◆ REQUIRED WORK ◆
Retype the data that follows line by line, exactly, and leave its pictures out.

--------

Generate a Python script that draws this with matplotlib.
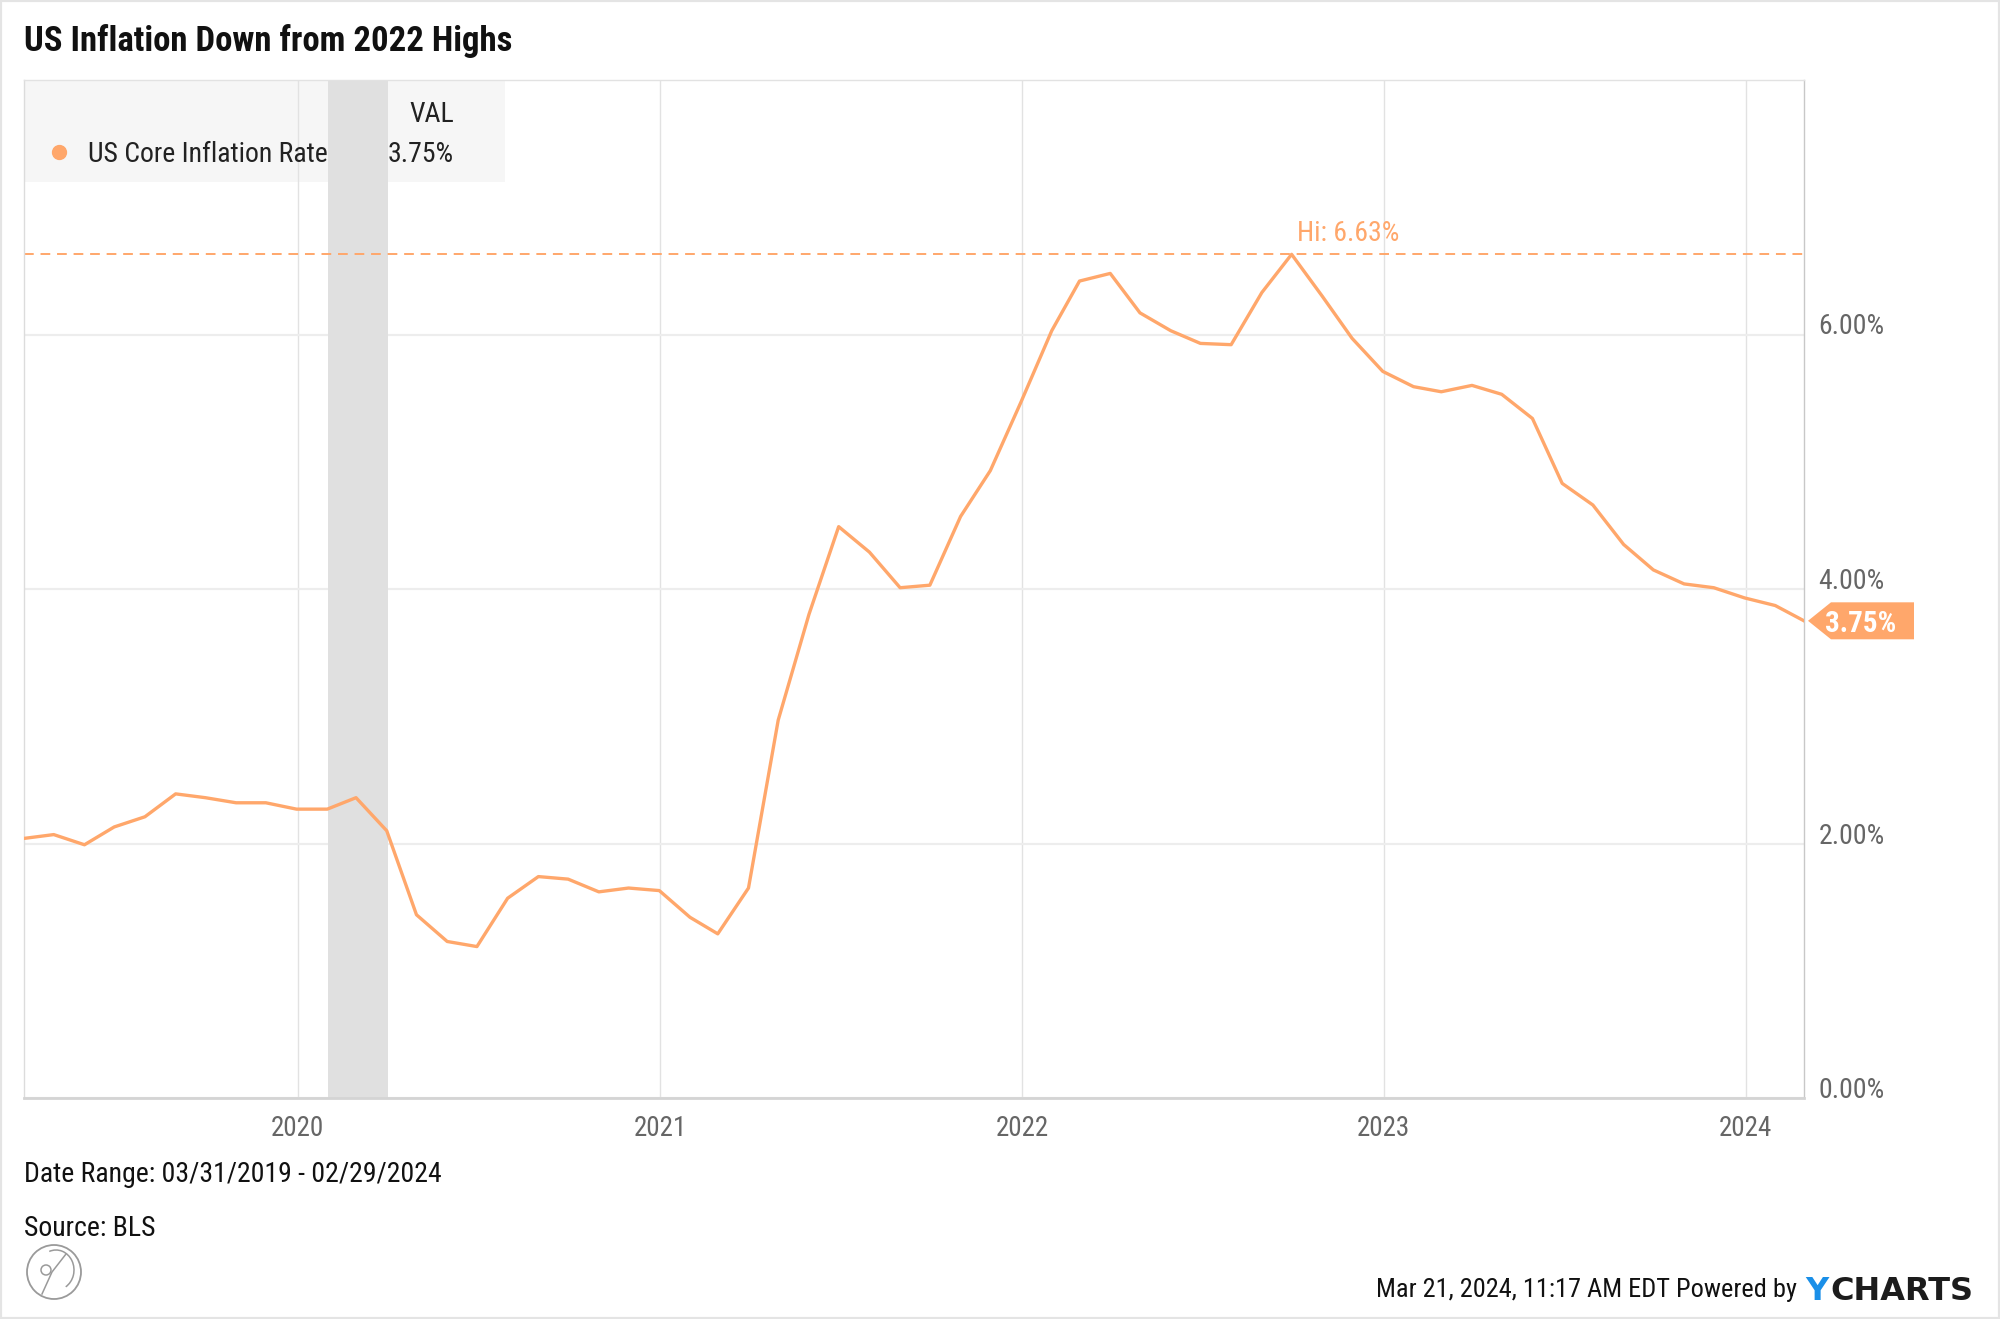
import matplotlib
matplotlib.use("Agg")
import matplotlib.pyplot as plt
import matplotlib.dates as mdates
import matplotlib.transforms as mtransforms
from matplotlib.patches import Rectangle, Polygon, Circle, Arc
from matplotlib.lines import Line2D
from matplotlib.ticker import FuncFormatter
from matplotlib import font_manager
import pandas as pd

# ---------------- data ----------------
series_name = "US Core Inflation Rate"
start_month = "2019-03"
core_inflation = [
    2.04, 2.07, 1.99, 2.13, 2.21, 2.39, 2.36, 2.32, 2.32, 2.27,              # 2019 Mar-Dec
    2.27, 2.36, 2.10, 1.44, 1.23, 1.19, 1.57, 1.74, 1.72, 1.62, 1.65, 1.63,  # 2020
    1.42, 1.29, 1.65, 2.97, 3.80, 4.49, 4.29, 4.01, 4.03, 4.57, 4.93, 5.47,  # 2021
    6.03, 6.42, 6.48, 6.17, 6.03, 5.93, 5.92, 6.33, 6.63, 6.30, 5.97, 5.71,  # 2022
    5.59, 5.55, 5.60, 5.53, 5.34, 4.83, 4.66, 4.35, 4.15, 4.04, 4.01, 3.93,  # 2023
    3.87, 3.75,                                                              # 2024
]
recession_start = "2020-02-01"
recession_end = "2020-04-01"
y_ticks = [0, 2, 4, 6]
title = "US Inflation Down from 2022 Highs"
source = "Source: BLS"
stamp = "Mar 21, 2024, 11:17 AM EDT Powered by"

dates = pd.period_range(start_month, periods=len(core_inflation), freq="M").to_timestamp(how="end").normalize()

# ---------------- fonts ----------------
names = {f.name for f in font_manager.fontManager.ttflist}
FONT = next((n for n in ["Roboto Condensed", "Liberation Sans Narrow", "Roboto"] if n in names), "DejaVu Sans")
plt.rcParams["font.family"] = [FONT, "DejaVu Sans"]

ORANGE = "#ffa76b"
GRAY_TXT = "#666666"

W, H = 2000, 1319
def fx(px):
    return px / W
def fy(py):
    return 1 - py / H

fig = plt.figure(figsize=(20, 13.19), dpi=100)
fig.patch.set_facecolor("white")

ax = fig.add_axes([fx(24), fy(1098), fx(1804) - fx(24), fy(80) - fy(1098)])
ax.set_facecolor("white")

# legend background box (beneath grid)
ax.add_patch(Rectangle((fx(24), fy(182)), fx(505) - fx(24), fy(80) - fy(182),
                       transform=fig.transFigure, facecolor="#f6f6f6", edgecolor="none", zorder=0.1))

# grid
ax.set_axisbelow(True)
ax.grid(axis="y", color="#ededed", lw=1.6)
ax.grid(axis="x", color="#e2e2e2", lw=1.0)

# recession shading
ax.axvspan(pd.Timestamp(recession_start), pd.Timestamp(recession_end), color="#e0e0e0", lw=0, zorder=0.6)

# main line
ax.plot(dates, core_inflation, color=ORANGE, lw=2.4, zorder=3, solid_joinstyle="round")

# high line
imax = max(range(len(core_inflation)), key=lambda i: core_inflation[i])
hi = core_inflation[imax]
ax.axhline(hi, color=ORANGE, lw=1.4, ls=(0, (5, 3.5)), zorder=2.5)
ax.annotate(f"Hi: {hi:.2f}%", xy=(dates[imax], hi), xytext=(5, 13), textcoords="offset pixels",
            ha="left", va="baseline", color=ORANGE, fontsize=20, zorder=5)

# limits
ax.set_xlim(dates[0], dates[-1])
ax.set_ylim(0, 8)

# ticks
ax.xaxis.set_major_locator(mdates.YearLocator())
ax.xaxis.set_major_formatter(mdates.DateFormatter("%Y"))
ax.tick_params(axis="x", length=0, pad=12, labelsize=19.5, labelcolor=GRAY_TXT)
ax.set_yticks(y_ticks)
ax.yaxis.tick_right()
ax.yaxis.set_major_formatter(FuncFormatter(lambda v, p: f"{v:.2f}%"))
ax.tick_params(axis="y", length=0, pad=10.5, labelsize=20, labelcolor=GRAY_TXT)
for lbl in ax.get_yticklabels():
    lbl.set_va("baseline")

# spines
for side, col, lw in [("left", "#dcdcdc", 1.0), ("top", "#e2e2e2", 1.0),
                      ("right", "#c8c8c8", 1.0), ("bottom", "#d4d4d4", 2.0)]:
    ax.spines[side].set_color(col)
    ax.spines[side].set_linewidth(lw)

# last value tag
xl = mdates.date2num(dates[-1])
yl = core_inflation[-1]
tag_tr = mtransforms.Affine2D() + mtransforms.ScaledTranslation(xl, yl, ax.transData)
tag = Polygon([(4, 0), (27, 18.5), (110, 18.5), (110, -18.5), (27, -18.5)], closed=True,
              transform=tag_tr, facecolor=ORANGE, edgecolor="none", clip_on=False, zorder=6)
ax.add_patch(tag)
ax.annotate(f"{yl:.2f}%", xy=(dates[-1], yl), xytext=(57, 0), textcoords="offset pixels",
            ha="center", va="center_baseline", color="white", fontsize=21, fontweight="bold",
            zorder=7, annotation_clip=False)

# legend texts
fig.text(fx(454), fy(112), "VAL", ha="right", va="center_baseline", fontsize=20, color="#222222")
fig.add_artist(Line2D([fx(59)], [fy(152)], marker="o", ms=10, color=ORANGE, lw=0,
                      transform=fig.transFigure))
fig.text(fx(88), fy(152), series_name, ha="left", va="center_baseline", fontsize=20, color="#222222")
fig.text(fx(454), fy(152), f"{core_inflation[-1]:.2f}%", ha="right", va="center_baseline",
         fontsize=20, color="#222222")

# title
fig.text(fx(24), fy(38), title, ha="left", va="center_baseline", fontsize=25, fontweight="bold",
         color="#111111")

# footer
fig.text(fx(24), fy(1171), f"Date Range: {dates[0]:%m/%d/%Y} - {dates[-1]:%m/%d/%Y}",
         ha="left", va="center_baseline", fontsize=20, color="#111111")
fig.text(fx(24), fy(1226), source, ha="left", va="center_baseline", fontsize=20, color="#111111")
fig.text(fx(1797), fy(1288), stamp, ha="right", va="center_baseline", fontsize=19, color="#111111")
ty = fig.text(fx(1805), fy(1288), "Y", ha="left", va="center_baseline", fontsize=23,
              fontweight="bold", color="#1a8fe8", family="DejaVu Sans")
fig.canvas.draw()
bb = ty.get_window_extent()
fig.text(bb.x1 / W + 0.001, fy(1288), "CHARTS", ha="left", va="center_baseline", fontsize=23,
         fontweight="bold", color="#1c1c1c", family="DejaVu Sans")

# logo (simple outline)
LOGO = "#9a9a9a"
cx, cy = 0.54, (H - 1272) / 100
fig.add_artist(Circle((cx, cy), 0.27, transform=fig.dpi_scale_trans,
                      fill=False, edgecolor=LOGO, lw=1.3))
fig.add_artist(Arc((cx + 0.02, cy + 0.02), 0.36, 0.40, theta1=-60, theta2=110,
                   transform=fig.dpi_scale_trans, edgecolor=LOGO, lw=1.1))
fig.add_artist(Line2D([cx - 0.12, cx - 0.02, cx + 0.12], [cy - 0.22, cy + 0.0, cy + 0.18],
                      color=LOGO, lw=1.1, transform=fig.dpi_scale_trans))
fig.add_artist(Circle((cx - 0.08, cy + 0.02), 0.05, transform=fig.dpi_scale_trans,
                      fill=False, edgecolor=LOGO, lw=1.1))

# figure border
fig.add_artist(Rectangle((0, 0), 1, 1, transform=fig.transFigure, fill=False,
                         edgecolor="#e4e4e4", lw=3))

fig.savefig("out.png", dpi=100, facecolor="white")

--------

◆ FINAL RESULT ◆
Generate a Python script that draws this with matplotlib.
import matplotlib
matplotlib.use("Agg")
import matplotlib.pyplot as plt
import matplotlib.dates as mdates
import matplotlib.transforms as mtransforms
from matplotlib.patches import Rectangle, Polygon, Circle, Arc
from matplotlib.lines import Line2D
from matplotlib.ticker import FuncFormatter
from matplotlib import font_manager
import pandas as pd

# ---------------- data ----------------
series_name = "US Core Inflation Rate"
start_month = "2019-03"
core_inflation = [
    2.04, 2.07, 1.99, 2.13, 2.21, 2.39, 2.36, 2.32, 2.32, 2.27,              # 2019 Mar-Dec
    2.27, 2.36, 2.10, 1.44, 1.23, 1.19, 1.57, 1.74, 1.72, 1.62, 1.65, 1.63,  # 2020
    1.42, 1.29, 1.65, 2.97, 3.80, 4.49, 4.29, 4.01, 4.03, 4.57, 4.93, 5.47,  # 2021
    6.03, 6.42, 6.48, 6.17, 6.03, 5.93, 5.92, 6.33, 6.63, 6.30, 5.97, 5.71,  # 2022
    5.59, 5.55, 5.60, 5.53, 5.34, 4.83, 4.66, 4.35, 4.15, 4.04, 4.01, 3.93,  # 2023
    3.87, 3.75,                                                              # 2024
]
recession_start = "2020-02-01"
recession_end = "2020-04-01"
y_ticks = [0, 2, 4, 6]
title = "US Inflation Down from 2022 Highs"
source = "Source: BLS"
stamp = "Mar 21, 2024, 11:17 AM EDT Powered by"

dates = pd.period_range(start_month, periods=len(core_inflation), freq="M").to_timestamp(how="end").normalize()

# ---------------- fonts ----------------
names = {f.name for f in font_manager.fontManager.ttflist}
FONT = next((n for n in ["Roboto Condensed", "Liberation Sans Narrow", "Roboto"] if n in names), "DejaVu Sans")
plt.rcParams["font.family"] = [FONT, "DejaVu Sans"]

ORANGE = "#ffa76b"
GRAY_TXT = "#666666"

W, H = 2000, 1319
def fx(px):
    return px / W
def fy(py):
    return 1 - py / H

fig = plt.figure(figsize=(20, 13.19), dpi=100)
fig.patch.set_facecolor("white")

ax = fig.add_axes([fx(24), fy(1098), fx(1804) - fx(24), fy(80) - fy(1098)])
ax.set_facecolor("white")

# legend background box (beneath grid)
ax.add_patch(Rectangle((fx(24), fy(182)), fx(505) - fx(24), fy(80) - fy(182),
                       transform=fig.transFigure, facecolor="#f6f6f6", edgecolor="none", zorder=0.1))

# grid
ax.set_axisbelow(True)
ax.grid(axis="y", color="#ededed", lw=1.6)
ax.grid(axis="x", color="#e2e2e2", lw=1.0)

# recession shading
ax.axvspan(pd.Timestamp(recession_start), pd.Timestamp(recession_end), color="#e0e0e0", lw=0, zorder=0.6)

# main line
ax.plot(dates, core_inflation, color=ORANGE, lw=2.4, zorder=3, solid_joinstyle="round")

# high line
imax = max(range(len(core_inflation)), key=lambda i: core_inflation[i])
hi = core_inflation[imax]
ax.axhline(hi, color=ORANGE, lw=1.4, ls=(0, (5, 3.5)), zorder=2.5)
ax.annotate(f"Hi: {hi:.2f}%", xy=(dates[imax], hi), xytext=(5, 13), textcoords="offset pixels",
            ha="left", va="baseline", color=ORANGE, fontsize=20, zorder=5)

# limits
ax.set_xlim(dates[0], dates[-1])
ax.set_ylim(0, 8)

# ticks
ax.xaxis.set_major_locator(mdates.YearLocator())
ax.xaxis.set_major_formatter(mdates.DateFormatter("%Y"))
ax.tick_params(axis="x", length=0, pad=12, labelsize=19.5, labelcolor=GRAY_TXT)
ax.set_yticks(y_ticks)
ax.yaxis.tick_right()
ax.yaxis.set_major_formatter(FuncFormatter(lambda v, p: f"{v:.2f}%"))
ax.tick_params(axis="y", length=0, pad=10.5, labelsize=20, labelcolor=GRAY_TXT)
for lbl in ax.get_yticklabels():
    lbl.set_va("baseline")

# spines
for side, col, lw in [("left", "#dcdcdc", 1.0), ("top", "#e2e2e2", 1.0),
                      ("right", "#c8c8c8", 1.0), ("bottom", "#d4d4d4", 2.0)]:
    ax.spines[side].set_color(col)
    ax.spines[side].set_linewidth(lw)

# last value tag
xl = mdates.date2num(dates[-1])
yl = core_inflation[-1]
tag_tr = mtransforms.Affine2D() + mtransforms.ScaledTranslation(xl, yl, ax.transData)
tag = Polygon([(4, 0), (27, 18.5), (110, 18.5), (110, -18.5), (27, -18.5)], closed=True,
              transform=tag_tr, facecolor=ORANGE, edgecolor="none", clip_on=False, zorder=6)
ax.add_patch(tag)
ax.annotate(f"{yl:.2f}%", xy=(dates[-1], yl), xytext=(57, 0), textcoords="offset pixels",
            ha="center", va="center_baseline", color="white", fontsize=21, fontweight="bold",
            zorder=7, annotation_clip=False)

# legend texts
fig.text(fx(454), fy(112), "VAL", ha="right", va="center_baseline", fontsize=20, color="#222222")
fig.add_artist(Line2D([fx(59)], [fy(152)], marker="o", ms=10, color=ORANGE, lw=0,
                      transform=fig.transFigure))
fig.text(fx(88), fy(152), series_name, ha="left", va="center_baseline", fontsize=20, color="#222222")
fig.text(fx(454), fy(152), f"{core_inflation[-1]:.2f}%", ha="right", va="center_baseline",
         fontsize=20, color="#222222")

# title
fig.text(fx(24), fy(38), title, ha="left", va="center_baseline", fontsize=25, fontweight="bold",
         color="#111111")

# footer
fig.text(fx(24), fy(1171), f"Date Range: {dates[0]:%m/%d/%Y} - {dates[-1]:%m/%d/%Y}",
         ha="left", va="center_baseline", fontsize=20, color="#111111")
fig.text(fx(24), fy(1226), source, ha="left", va="center_baseline", fontsize=20, color="#111111")
fig.text(fx(1797), fy(1288), stamp, ha="right", va="center_baseline", fontsize=19, color="#111111")
ty = fig.text(fx(1805), fy(1288), "Y", ha="left", va="center_baseline", fontsize=23,
              fontweight="bold", color="#1a8fe8", family="DejaVu Sans")
fig.canvas.draw()
bb = ty.get_window_extent()
fig.text(bb.x1 / W + 0.001, fy(1288), "CHARTS", ha="left", va="center_baseline", fontsize=23,
         fontweight="bold", color="#1c1c1c", family="DejaVu Sans")

# logo (simple outline)
LOGO = "#9a9a9a"
cx, cy = 0.54, (H - 1272) / 100
fig.add_artist(Circle((cx, cy), 0.27, transform=fig.dpi_scale_trans,
                      fill=False, edgecolor=LOGO, lw=1.3))
fig.add_artist(Arc((cx + 0.02, cy + 0.02), 0.36, 0.40, theta1=-60, theta2=110,
                   transform=fig.dpi_scale_trans, edgecolor=LOGO, lw=1.1))
fig.add_artist(Line2D([cx - 0.12, cx - 0.02, cx + 0.12], [cy - 0.22, cy + 0.0, cy + 0.18],
                      color=LOGO, lw=1.1, transform=fig.dpi_scale_trans))
fig.add_artist(Circle((cx - 0.08, cy + 0.02), 0.05, transform=fig.dpi_scale_trans,
                      fill=False, edgecolor=LOGO, lw=1.1))

# figure border
fig.add_artist(Rectangle((0, 0), 1, 1, transform=fig.transFigure, fill=False,
                         edgecolor="#e4e4e4", lw=3))

fig.savefig("out.png", dpi=100, facecolor="white")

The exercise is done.